Izzy's, Sebastian Joe's, Dairy Queen, and more: Who makes the best root beer float?
Summer is the season for root beer floats, when we can burn off the calories from such sugary indulgences on a bike or the baseball diamond. We here at The Hot Dish decided to stage a float fight at a few of the Cities' ice cream hot spots: Izzy's Ice Cream, Minnesota's oldest Dairy Queen in Roseville, Sebastian Joe's Ice Cream Cafe, and the concessions stand at Lake Harriet.
Izzy's Ice Cream
The price tag for Izzy's root beer float ($5.75) made us raise our eyebrows at first, but we discovered the float made a healthy helping for two. Izzy's uses Sprecher Root Beer, made in Milwaukee, which was the favorite in a taste test of 25 root beers for the New York Times' food and wine writer Eric Asimov. To sweeten the deal, at Izzy's they don't just top off the float with root beer--they hand over the whole bottle. Izzy's also lets you choose which ice cream to add to the float. While one employee's mother had just come in for a float with soy blueberry ice cream, we stayed closer to the classic version, jazzing it up just a bit with vanilla bean ice cream.
The Dairy Queen didn't advertise root beer floats, but we got a small for $3.10. It was what you would expect from DQ--the classic swirl on the soft serve was pretty, but both the ice cream and the root beer (of unknown origin) were sickeningly sweet. The proportions were also out of whack, since we ran out of root beer long before we had finished the ice cream. The good news? Soft serve doesn't dissolve as quickly as ordinary ice cream, so there's not the usual aftermath of frothy, flat, watered-down root beer.
Sebastian Joe's didn't have root beer floats on its menu either, though it does have an entire menu devoted to floats made with Monin flavored syrups. We got a root beer float ($4.85 with tax) made with vanilla ice cream (no other flavors were offered) and Barq's root beer. The root beer was sweet, but the ice cream was Sebastian Joe's usual high quality. Our biggest complaint--flimsy spoons made it tough to get a bite of the soda-suspended ice cream.

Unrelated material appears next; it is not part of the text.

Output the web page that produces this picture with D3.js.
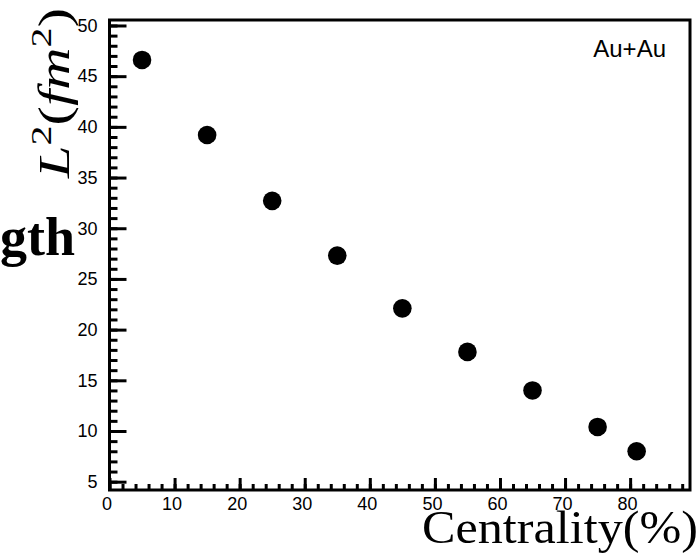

Concessions at Lake Harriet
Ice cream floats are $3.50 at Lake Harriet, where the seating area overlooks anchored sailboats and passing joggers and cyclists. This was a classic root beer float, with root beer that wasn't overly sweet and ice cream that dissolved almost as quickly as we could eat it. The only problem was technical: The concessions stand didn't have straws. Sure, that might be more eco-friendly, but I prefer attacking a root beer float armed with a spoon and straw for alternating bites of ice cream with sips of root beer. The winner: Izzy's root beer float won us over by using premium root beer, giving us a choice of ice cream flavors, and for easily feeding two people. Sebastian Joe's would probably allow ice cream substitutions, but its root beer was an afterthought, and the portion was petite compared to Izzy's. We liked the nostalgia of going to Dairy Queen and the people-watching at Lake Harriet, but the floats weren't great.